- **BRIEF**: Transcribe all of the material exactly, except for its pictures.

- **SOURCE EXCERPT**:

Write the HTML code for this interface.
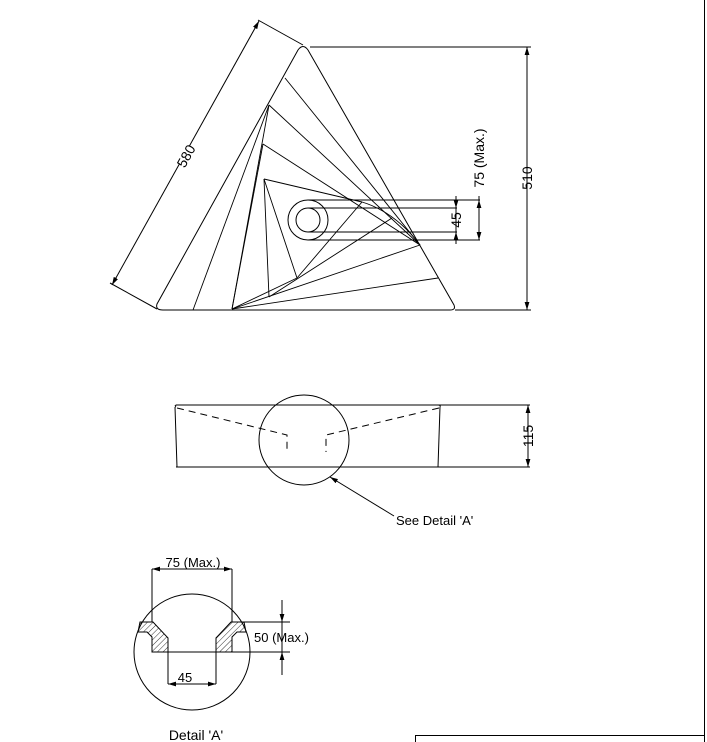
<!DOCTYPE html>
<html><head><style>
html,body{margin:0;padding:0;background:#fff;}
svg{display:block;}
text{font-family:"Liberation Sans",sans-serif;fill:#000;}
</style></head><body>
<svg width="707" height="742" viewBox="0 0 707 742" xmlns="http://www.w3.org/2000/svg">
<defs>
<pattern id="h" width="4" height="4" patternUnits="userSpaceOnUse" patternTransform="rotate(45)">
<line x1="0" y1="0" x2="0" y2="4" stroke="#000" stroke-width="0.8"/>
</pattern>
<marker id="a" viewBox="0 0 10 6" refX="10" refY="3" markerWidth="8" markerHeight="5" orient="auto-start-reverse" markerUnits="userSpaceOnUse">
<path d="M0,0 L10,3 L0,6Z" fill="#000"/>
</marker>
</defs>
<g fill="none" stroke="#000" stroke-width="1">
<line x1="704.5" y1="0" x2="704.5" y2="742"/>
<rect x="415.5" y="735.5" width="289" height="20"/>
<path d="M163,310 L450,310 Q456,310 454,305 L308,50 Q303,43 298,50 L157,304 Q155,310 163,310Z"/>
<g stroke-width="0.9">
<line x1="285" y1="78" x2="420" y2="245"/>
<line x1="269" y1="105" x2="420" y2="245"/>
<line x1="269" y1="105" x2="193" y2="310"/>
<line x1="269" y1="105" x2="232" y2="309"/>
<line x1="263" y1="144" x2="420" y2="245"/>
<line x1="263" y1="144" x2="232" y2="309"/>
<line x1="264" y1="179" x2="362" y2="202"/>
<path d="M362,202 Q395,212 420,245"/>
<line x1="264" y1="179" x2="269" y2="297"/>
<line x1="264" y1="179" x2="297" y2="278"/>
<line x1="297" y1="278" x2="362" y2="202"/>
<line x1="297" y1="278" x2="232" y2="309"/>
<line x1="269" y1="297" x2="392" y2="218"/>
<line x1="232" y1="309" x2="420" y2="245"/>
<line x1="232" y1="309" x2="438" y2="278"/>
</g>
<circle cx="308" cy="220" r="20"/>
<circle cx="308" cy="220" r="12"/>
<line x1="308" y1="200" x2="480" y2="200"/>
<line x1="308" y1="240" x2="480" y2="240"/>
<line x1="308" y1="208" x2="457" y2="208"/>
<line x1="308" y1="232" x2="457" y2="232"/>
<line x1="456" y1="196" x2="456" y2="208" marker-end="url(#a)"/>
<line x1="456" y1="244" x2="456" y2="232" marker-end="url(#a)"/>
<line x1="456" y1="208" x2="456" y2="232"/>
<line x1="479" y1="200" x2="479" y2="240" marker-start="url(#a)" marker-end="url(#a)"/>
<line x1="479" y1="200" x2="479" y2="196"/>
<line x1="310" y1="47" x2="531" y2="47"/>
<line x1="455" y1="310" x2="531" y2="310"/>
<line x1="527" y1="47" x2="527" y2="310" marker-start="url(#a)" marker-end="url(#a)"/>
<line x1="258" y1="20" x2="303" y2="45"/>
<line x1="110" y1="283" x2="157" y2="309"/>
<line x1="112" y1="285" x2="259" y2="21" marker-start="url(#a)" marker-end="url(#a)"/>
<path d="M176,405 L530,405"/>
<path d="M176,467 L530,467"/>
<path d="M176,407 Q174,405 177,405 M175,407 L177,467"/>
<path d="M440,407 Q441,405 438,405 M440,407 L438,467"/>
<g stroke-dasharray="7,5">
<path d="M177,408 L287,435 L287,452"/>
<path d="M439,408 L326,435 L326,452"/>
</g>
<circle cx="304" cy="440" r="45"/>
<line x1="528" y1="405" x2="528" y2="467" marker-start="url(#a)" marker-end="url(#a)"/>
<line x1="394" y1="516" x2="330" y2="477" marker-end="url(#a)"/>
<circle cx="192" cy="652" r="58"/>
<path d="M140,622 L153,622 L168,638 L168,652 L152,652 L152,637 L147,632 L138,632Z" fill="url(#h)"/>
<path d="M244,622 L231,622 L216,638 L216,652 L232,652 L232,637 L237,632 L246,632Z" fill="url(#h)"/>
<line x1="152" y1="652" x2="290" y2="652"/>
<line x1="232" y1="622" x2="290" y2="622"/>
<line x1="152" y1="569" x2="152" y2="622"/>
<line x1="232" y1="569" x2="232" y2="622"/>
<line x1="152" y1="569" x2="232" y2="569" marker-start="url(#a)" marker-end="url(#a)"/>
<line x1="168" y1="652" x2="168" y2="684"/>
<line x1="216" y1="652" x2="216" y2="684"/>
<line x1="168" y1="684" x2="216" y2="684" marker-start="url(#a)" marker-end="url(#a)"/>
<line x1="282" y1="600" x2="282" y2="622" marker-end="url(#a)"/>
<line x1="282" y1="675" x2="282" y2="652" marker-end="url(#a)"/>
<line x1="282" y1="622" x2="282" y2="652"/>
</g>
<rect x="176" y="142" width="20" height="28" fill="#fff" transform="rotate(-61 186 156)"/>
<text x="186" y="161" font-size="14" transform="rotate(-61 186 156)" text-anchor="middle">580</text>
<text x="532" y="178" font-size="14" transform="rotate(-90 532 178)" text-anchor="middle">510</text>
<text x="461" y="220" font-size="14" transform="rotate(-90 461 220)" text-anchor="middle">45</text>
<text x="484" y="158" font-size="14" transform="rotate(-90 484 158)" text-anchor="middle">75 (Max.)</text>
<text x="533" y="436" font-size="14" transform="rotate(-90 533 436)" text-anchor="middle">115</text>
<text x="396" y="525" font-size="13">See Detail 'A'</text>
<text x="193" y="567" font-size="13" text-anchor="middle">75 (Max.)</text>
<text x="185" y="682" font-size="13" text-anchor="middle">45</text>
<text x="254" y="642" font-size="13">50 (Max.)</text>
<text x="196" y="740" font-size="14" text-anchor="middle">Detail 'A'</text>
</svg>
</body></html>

- **FINISHED ANSWER**:
Write the HTML code for this interface.
<!DOCTYPE html>
<html><head><style>
html,body{margin:0;padding:0;background:#fff;}
svg{display:block;}
text{font-family:"Liberation Sans",sans-serif;fill:#000;}
</style></head><body>
<svg width="707" height="742" viewBox="0 0 707 742" xmlns="http://www.w3.org/2000/svg">
<defs>
<pattern id="h" width="4" height="4" patternUnits="userSpaceOnUse" patternTransform="rotate(45)">
<line x1="0" y1="0" x2="0" y2="4" stroke="#000" stroke-width="0.8"/>
</pattern>
<marker id="a" viewBox="0 0 10 6" refX="10" refY="3" markerWidth="8" markerHeight="5" orient="auto-start-reverse" markerUnits="userSpaceOnUse">
<path d="M0,0 L10,3 L0,6Z" fill="#000"/>
</marker>
</defs>
<g fill="none" stroke="#000" stroke-width="1">
<line x1="704.5" y1="0" x2="704.5" y2="742"/>
<rect x="415.5" y="735.5" width="289" height="20"/>
<path d="M163,310 L450,310 Q456,310 454,305 L308,50 Q303,43 298,50 L157,304 Q155,310 163,310Z"/>
<g stroke-width="0.9">
<line x1="285" y1="78" x2="420" y2="245"/>
<line x1="269" y1="105" x2="420" y2="245"/>
<line x1="269" y1="105" x2="193" y2="310"/>
<line x1="269" y1="105" x2="232" y2="309"/>
<line x1="263" y1="144" x2="420" y2="245"/>
<line x1="263" y1="144" x2="232" y2="309"/>
<line x1="264" y1="179" x2="362" y2="202"/>
<path d="M362,202 Q395,212 420,245"/>
<line x1="264" y1="179" x2="269" y2="297"/>
<line x1="264" y1="179" x2="297" y2="278"/>
<line x1="297" y1="278" x2="362" y2="202"/>
<line x1="297" y1="278" x2="232" y2="309"/>
<line x1="269" y1="297" x2="392" y2="218"/>
<line x1="232" y1="309" x2="420" y2="245"/>
<line x1="232" y1="309" x2="438" y2="278"/>
</g>
<circle cx="308" cy="220" r="20"/>
<circle cx="308" cy="220" r="12"/>
<line x1="308" y1="200" x2="480" y2="200"/>
<line x1="308" y1="240" x2="480" y2="240"/>
<line x1="308" y1="208" x2="457" y2="208"/>
<line x1="308" y1="232" x2="457" y2="232"/>
<line x1="456" y1="196" x2="456" y2="208" marker-end="url(#a)"/>
<line x1="456" y1="244" x2="456" y2="232" marker-end="url(#a)"/>
<line x1="456" y1="208" x2="456" y2="232"/>
<line x1="479" y1="200" x2="479" y2="240" marker-start="url(#a)" marker-end="url(#a)"/>
<line x1="479" y1="200" x2="479" y2="196"/>
<line x1="310" y1="47" x2="531" y2="47"/>
<line x1="455" y1="310" x2="531" y2="310"/>
<line x1="527" y1="47" x2="527" y2="310" marker-start="url(#a)" marker-end="url(#a)"/>
<line x1="258" y1="20" x2="303" y2="45"/>
<line x1="110" y1="283" x2="157" y2="309"/>
<line x1="112" y1="285" x2="259" y2="21" marker-start="url(#a)" marker-end="url(#a)"/>
<path d="M176,405 L530,405"/>
<path d="M176,467 L530,467"/>
<path d="M176,407 Q174,405 177,405 M175,407 L177,467"/>
<path d="M440,407 Q441,405 438,405 M440,407 L438,467"/>
<g stroke-dasharray="7,5">
<path d="M177,408 L287,435 L287,452"/>
<path d="M439,408 L326,435 L326,452"/>
</g>
<circle cx="304" cy="440" r="45"/>
<line x1="528" y1="405" x2="528" y2="467" marker-start="url(#a)" marker-end="url(#a)"/>
<line x1="394" y1="516" x2="330" y2="477" marker-end="url(#a)"/>
<circle cx="192" cy="652" r="58"/>
<path d="M140,622 L153,622 L168,638 L168,652 L152,652 L152,637 L147,632 L138,632Z" fill="url(#h)"/>
<path d="M244,622 L231,622 L216,638 L216,652 L232,652 L232,637 L237,632 L246,632Z" fill="url(#h)"/>
<line x1="152" y1="652" x2="290" y2="652"/>
<line x1="232" y1="622" x2="290" y2="622"/>
<line x1="152" y1="569" x2="152" y2="622"/>
<line x1="232" y1="569" x2="232" y2="622"/>
<line x1="152" y1="569" x2="232" y2="569" marker-start="url(#a)" marker-end="url(#a)"/>
<line x1="168" y1="652" x2="168" y2="684"/>
<line x1="216" y1="652" x2="216" y2="684"/>
<line x1="168" y1="684" x2="216" y2="684" marker-start="url(#a)" marker-end="url(#a)"/>
<line x1="282" y1="600" x2="282" y2="622" marker-end="url(#a)"/>
<line x1="282" y1="675" x2="282" y2="652" marker-end="url(#a)"/>
<line x1="282" y1="622" x2="282" y2="652"/>
</g>
<rect x="176" y="142" width="20" height="28" fill="#fff" transform="rotate(-61 186 156)"/>
<text x="186" y="161" font-size="14" transform="rotate(-61 186 156)" text-anchor="middle">580</text>
<text x="532" y="178" font-size="14" transform="rotate(-90 532 178)" text-anchor="middle">510</text>
<text x="461" y="220" font-size="14" transform="rotate(-90 461 220)" text-anchor="middle">45</text>
<text x="484" y="158" font-size="14" transform="rotate(-90 484 158)" text-anchor="middle">75 (Max.)</text>
<text x="533" y="436" font-size="14" transform="rotate(-90 533 436)" text-anchor="middle">115</text>
<text x="396" y="525" font-size="13">See Detail 'A'</text>
<text x="193" y="567" font-size="13" text-anchor="middle">75 (Max.)</text>
<text x="185" y="682" font-size="13" text-anchor="middle">45</text>
<text x="254" y="642" font-size="13">50 (Max.)</text>
<text x="196" y="740" font-size="14" text-anchor="middle">Detail 'A'</text>
</svg>
</body></html>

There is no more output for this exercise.